:: Task inputs ::

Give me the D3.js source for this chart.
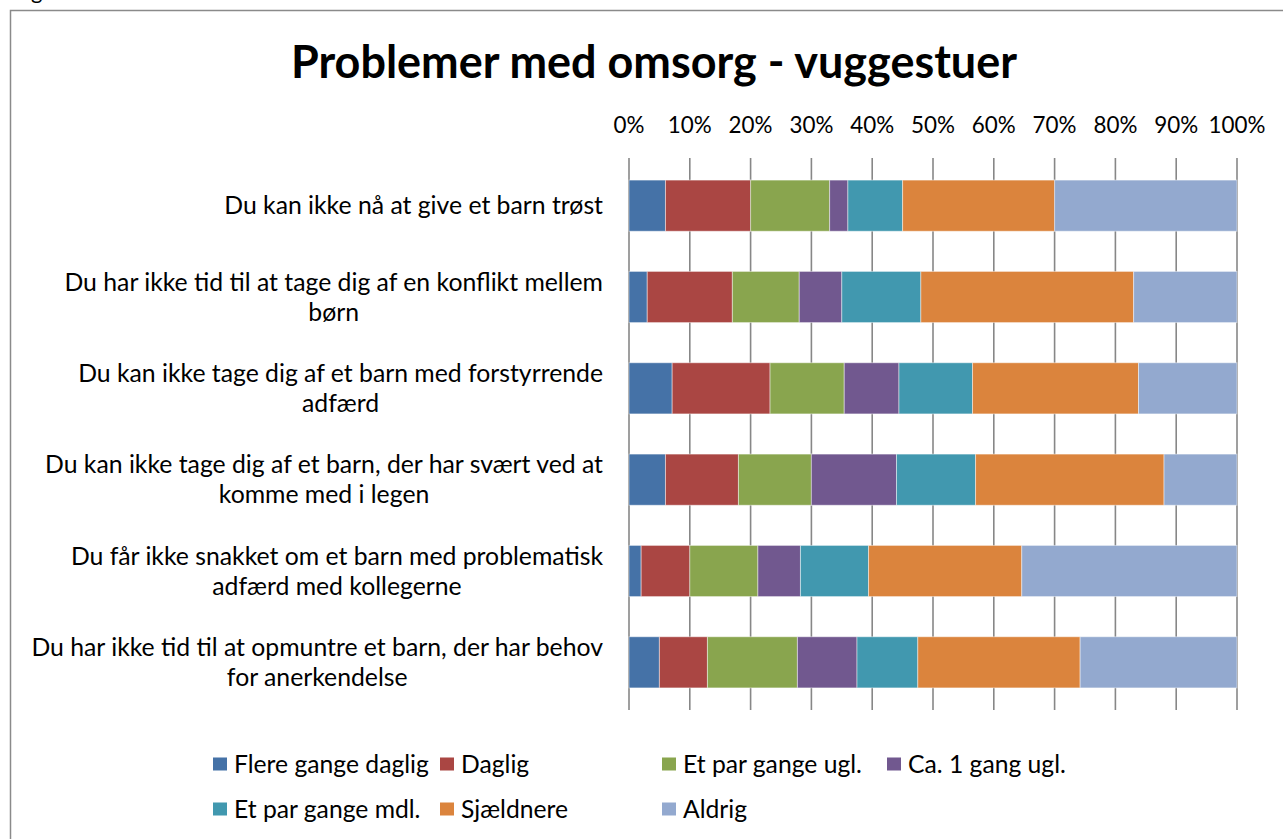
<!DOCTYPE html>
<html>
<head>
<meta charset="utf-8">
<script src="https://cdn.jsdelivr.net/npm/d3@7"></script>
<style>
  body { margin: 0; background: #fff; }
  svg { display: block; }
  text { font-family: Lato, "Open Sans", sans-serif; fill: #000; }
</style>
</head>
<body>
<svg width="1283" height="839"></svg>
<script>
const title = "Problemer med omsorg - vuggestuer";

const categories = [
  "Du kan ikke nå at give et barn trøst",
  "Du har ikke tid til at tage dig af en konflikt mellem børn",
  "Du kan ikke tage dig af et barn med forstyrrende adfærd",
  "Du kan ikke tage dig af et barn, der har svært ved at komme med i legen",
  "Du får ikke snakket om et barn med problematisk adfærd med kollegerne",
  "Du har ikke tid til at opmuntre et barn, der har behov for anerkendelse"
];
// how the labels wrap in the original
const categoryLines = [
  ["Du kan ikke nå at give et barn trøst"],
  ["Du har ikke tid til at tage dig af en konflikt mellem", "børn"],
  ["Du kan ikke tage dig af et barn med forstyrrende", "adfærd"],
  ["Du kan ikke tage dig af et barn, der har svært ved at", "komme med i legen"],
  ["Du får ikke snakket om et barn med problematisk", "adfærd med kollegerne"],
  ["Du har ikke tid til at opmuntre et barn, der har behov", "for anerkendelse"]
];

const seriesNames = ["Flere gange daglig", "Daglig", "Et par gange ugl.", "Ca. 1 gang ugl.",
  "Et par gange mdl.", "Sjældnere", "Aldrig"];

// percent of answers, one value per category
const flereGangeDaglig = [6, 3, 7.1, 6, 2, 5];
const daglig = [14, 14, 16.1, 12, 8, 7.9];
const etParGangeUgl = [13, 11, 12.2, 12, 11.2, 14.8];
const ca1GangUgl = [3, 7, 9.0, 14, 7, 9.8];
const etParGangeMdl = [9, 13, 12.1, 13, 11.2, 10];
const sjaeldnere = [25, 35, 27.3, 31, 25.2, 26.7];
const aldrig = [30, 17, 16.2, 12, 35.4, 25.8];

const xTicks = [0, 0.1, 0.2, 0.3, 0.4, 0.5, 0.6, 0.7, 0.8, 0.9, 1];

const colors = ["#4572A7", "#AA4643", "#89A54E", "#71588F", "#4198AF", "#DB843D", "#93A9CF"];

const seriesValues = [flereGangeDaglig, daglig, etParGangeUgl, ca1GangUgl, etParGangeMdl, sjaeldnere, aldrig];
const rows = categories.map((c, i) => {
  let r = {category: c};
  seriesNames.forEach((s, j) => r[s] = seriesValues[j][i]);
  return r;
});

const svg = d3.select("svg");

// pick a font size so a sample string gets the width it has in the original
function fitSize(sample, target, weight) {
  let t = svg.append("text").attr("font-size", 20).attr("font-weight", weight || "normal").text(sample);
  let w = t.node().getComputedTextLength();
  t.remove();
  return 20 * target / w;
}
const titleSize = fitSize(title, 726, "bold");
const labelSize = fitSize(categoryLines[1][0], 539);
const legendSize = fitSize(seriesNames[0], 195);
const tickSize = fitSize("100%", 57);

// bit of the page text above the chart that sticks into the crop
svg.append("text")
  .attr("x", 31).attr("y", -1)
  .attr("font-size", 22)
  .text("g");

// frame
svg.append("rect")
  .attr("x", 10.5).attr("y", 10.5)
  .attr("width", 1300).attr("height", 900)
  .attr("fill", "none")
  .attr("stroke", "#8a8a8a")
  .attr("stroke-width", 1.5);

svg.append("text")
  .attr("x", 654).attr("y", 78)
  .attr("text-anchor", "middle")
  .attr("font-weight", "bold")
  .attr("font-size", titleSize)
  .text(title);

const x = d3.scaleLinear().domain([0, 1]).range([629, 1237]);
const y = d3.scaleBand().domain(categories).range([160, 708]).paddingInner(0.44).paddingOuter(0.22);

// grid + top axis
const grid = svg.append("g");
grid.selectAll("line")
  .data(xTicks)
  .join("line")
  .attr("x1", d => x(d)).attr("x2", d => x(d))
  .attr("y1", 158).attr("y2", 710)
  .attr("stroke", "#878787")
  .attr("stroke-width", 1.6);

svg.append("g")
  .selectAll("text")
  .data(xTicks)
  .join("text")
  .attr("x", d => x(d))
  .attr("y", 125)
  .attr("dy", "0.35em")
  .attr("text-anchor", "middle")
  .attr("font-size", tickSize)
  .text(d3.format(".0%"));

const stack = d3.stack().keys(seriesNames).offset(d3.stackOffsetExpand);
const stacked = stack(rows);

svg.append("g")
  .selectAll("g")
  .data(stacked)
  .join("g")
  .attr("fill", (d, i) => colors[i])
  .selectAll("rect")
  .data(d => d)
  .join("rect")
  .attr("x", d => x(d[0]))
  .attr("width", d => x(d[1]) - x(d[0]))
  .attr("y", d => y(d.data.category))
  .attr("height", y.bandwidth())
  .attr("stroke", "#ffffff")
  .attr("stroke-opacity", 0.45)
  .attr("stroke-width", 1);

// category labels: block right-aligned at 603, lines centred inside it
const labels = svg.append("g");
categories.forEach((c, i) => {
  let lines = categoryLines[i];
  let g = labels.append("g");
  let texts = lines.map((l, k) => g.append("text")
    .attr("font-size", labelSize)
    .attr("text-anchor", "middle")
    .attr("dy", "0.35em")
    .attr("y", y(c) + y.bandwidth() / 2 + (k - (lines.length - 1) / 2) * 30)
    .text(l));
  let maxW = d3.max(texts, t => t.node().getComputedTextLength());
  texts.forEach(t => t.attr("x", 603 - maxW / 2));
});

// legend
const legendPos = [
  [213, 764], [440, 764], [662, 764], [887, 764],
  [213, 809], [440, 809], [662, 809]
];
const legend = svg.append("g")
  .selectAll("g")
  .data(seriesNames)
  .join("g")
  .attr("transform", (d, i) => "translate(" + legendPos[i][0] + "," + legendPos[i][1] + ")");
legend.append("rect")
  .attr("x", 0).attr("y", -6.5)
  .attr("width", 14).attr("height", 13)
  .attr("fill", (d, i) => colors[i]);
legend.append("text")
  .attr("x", 21)
  .attr("dy", "0.35em")
  .attr("font-size", legendSize)
  .text(d => d);
</script>
</body>
</html>
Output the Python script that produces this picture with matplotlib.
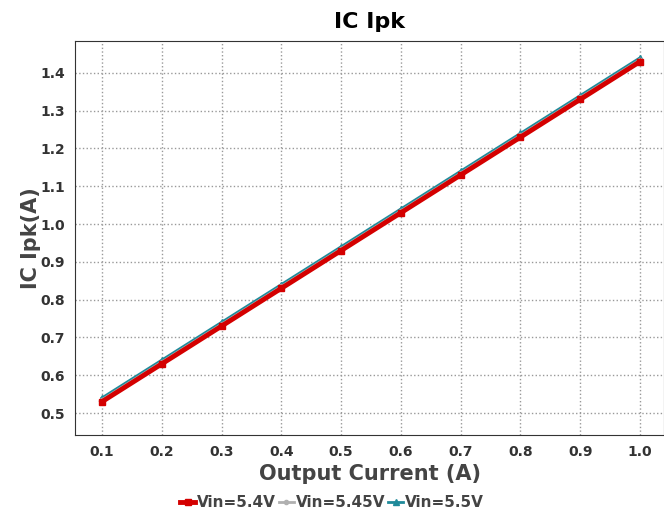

:::

To be done: Your copy of the data should match it exactly, except that pictures are left out.

Written solution:
Give me the D3.js source for this chart.
<!DOCTYPE html>
<html>
<head>
<meta charset="utf-8">
<script src="https://cdn.jsdelivr.net/npm/d3@7"></script>
<style>
  body { margin: 0; background: #fff; }
  svg { display: block; }
  text { font-family: Lato, "Open Sans", sans-serif; fill: #000; }
</style>
</head>
<body>
<svg width="1283" height="839"></svg>
<script>
const title = "Problemer med omsorg - vuggestuer";

const categories = [
  "Du kan ikke nå at give et barn trøst",
  "Du har ikke tid til at tage dig af en konflikt mellem børn",
  "Du kan ikke tage dig af et barn med forstyrrende adfærd",
  "Du kan ikke tage dig af et barn, der har svært ved at komme med i legen",
  "Du får ikke snakket om et barn med problematisk adfærd med kollegerne",
  "Du har ikke tid til at opmuntre et barn, der har behov for anerkendelse"
];
// how the labels wrap in the original
const categoryLines = [
  ["Du kan ikke nå at give et barn trøst"],
  ["Du har ikke tid til at tage dig af en konflikt mellem", "børn"],
  ["Du kan ikke tage dig af et barn med forstyrrende", "adfærd"],
  ["Du kan ikke tage dig af et barn, der har svært ved at", "komme med i legen"],
  ["Du får ikke snakket om et barn med problematisk", "adfærd med kollegerne"],
  ["Du har ikke tid til at opmuntre et barn, der har behov", "for anerkendelse"]
];

const seriesNames = ["Flere gange daglig", "Daglig", "Et par gange ugl.", "Ca. 1 gang ugl.",
  "Et par gange mdl.", "Sjældnere", "Aldrig"];

// percent of answers, one value per category
const flereGangeDaglig = [6, 3, 7.1, 6, 2, 5];
const daglig = [14, 14, 16.1, 12, 8, 7.9];
const etParGangeUgl = [13, 11, 12.2, 12, 11.2, 14.8];
const ca1GangUgl = [3, 7, 9.0, 14, 7, 9.8];
const etParGangeMdl = [9, 13, 12.1, 13, 11.2, 10];
const sjaeldnere = [25, 35, 27.3, 31, 25.2, 26.7];
const aldrig = [30, 17, 16.2, 12, 35.4, 25.8];

const xTicks = [0, 0.1, 0.2, 0.3, 0.4, 0.5, 0.6, 0.7, 0.8, 0.9, 1];

const colors = ["#4572A7", "#AA4643", "#89A54E", "#71588F", "#4198AF", "#DB843D", "#93A9CF"];

const seriesValues = [flereGangeDaglig, daglig, etParGangeUgl, ca1GangUgl, etParGangeMdl, sjaeldnere, aldrig];
const rows = categories.map((c, i) => {
  let r = {category: c};
  seriesNames.forEach((s, j) => r[s] = seriesValues[j][i]);
  return r;
});

const svg = d3.select("svg");

// pick a font size so a sample string gets the width it has in the original
function fitSize(sample, target, weight) {
  let t = svg.append("text").attr("font-size", 20).attr("font-weight", weight || "normal").text(sample);
  let w = t.node().getComputedTextLength();
  t.remove();
  return 20 * target / w;
}
const titleSize = fitSize(title, 726, "bold");
const labelSize = fitSize(categoryLines[1][0], 539);
const legendSize = fitSize(seriesNames[0], 195);
const tickSize = fitSize("100%", 57);

// bit of the page text above the chart that sticks into the crop
svg.append("text")
  .attr("x", 31).attr("y", -1)
  .attr("font-size", 22)
  .text("g");

// frame
svg.append("rect")
  .attr("x", 10.5).attr("y", 10.5)
  .attr("width", 1300).attr("height", 900)
  .attr("fill", "none")
  .attr("stroke", "#8a8a8a")
  .attr("stroke-width", 1.5);

svg.append("text")
  .attr("x", 654).attr("y", 78)
  .attr("text-anchor", "middle")
  .attr("font-weight", "bold")
  .attr("font-size", titleSize)
  .text(title);

const x = d3.scaleLinear().domain([0, 1]).range([629, 1237]);
const y = d3.scaleBand().domain(categories).range([160, 708]).paddingInner(0.44).paddingOuter(0.22);

// grid + top axis
const grid = svg.append("g");
grid.selectAll("line")
  .data(xTicks)
  .join("line")
  .attr("x1", d => x(d)).attr("x2", d => x(d))
  .attr("y1", 158).attr("y2", 710)
  .attr("stroke", "#878787")
  .attr("stroke-width", 1.6);

svg.append("g")
  .selectAll("text")
  .data(xTicks)
  .join("text")
  .attr("x", d => x(d))
  .attr("y", 125)
  .attr("dy", "0.35em")
  .attr("text-anchor", "middle")
  .attr("font-size", tickSize)
  .text(d3.format(".0%"));

const stack = d3.stack().keys(seriesNames).offset(d3.stackOffsetExpand);
const stacked = stack(rows);

svg.append("g")
  .selectAll("g")
  .data(stacked)
  .join("g")
  .attr("fill", (d, i) => colors[i])
  .selectAll("rect")
  .data(d => d)
  .join("rect")
  .attr("x", d => x(d[0]))
  .attr("width", d => x(d[1]) - x(d[0]))
  .attr("y", d => y(d.data.category))
  .attr("height", y.bandwidth())
  .attr("stroke", "#ffffff")
  .attr("stroke-opacity", 0.45)
  .attr("stroke-width", 1);

// category labels: block right-aligned at 603, lines centred inside it
const labels = svg.append("g");
categories.forEach((c, i) => {
  let lines = categoryLines[i];
  let g = labels.append("g");
  let texts = lines.map((l, k) => g.append("text")
    .attr("font-size", labelSize)
    .attr("text-anchor", "middle")
    .attr("dy", "0.35em")
    .attr("y", y(c) + y.bandwidth() / 2 + (k - (lines.length - 1) / 2) * 30)
    .text(l));
  let maxW = d3.max(texts, t => t.node().getComputedTextLength());
  texts.forEach(t => t.attr("x", 603 - maxW / 2));
});

// legend
const legendPos = [
  [213, 764], [440, 764], [662, 764], [887, 764],
  [213, 809], [440, 809], [662, 809]
];
const legend = svg.append("g")
  .selectAll("g")
  .data(seriesNames)
  .join("g")
  .attr("transform", (d, i) => "translate(" + legendPos[i][0] + "," + legendPos[i][1] + ")");
legend.append("rect")
  .attr("x", 0).attr("y", -6.5)
  .attr("width", 14).attr("height", 13)
  .attr("fill", (d, i) => colors[i]);
legend.append("text")
  .attr("x", 21)
  .attr("dy", "0.35em")
  .attr("font-size", legendSize)
  .text(d => d);
</script>
</body>
</html>
Output the Python script that produces this picture with matplotlib.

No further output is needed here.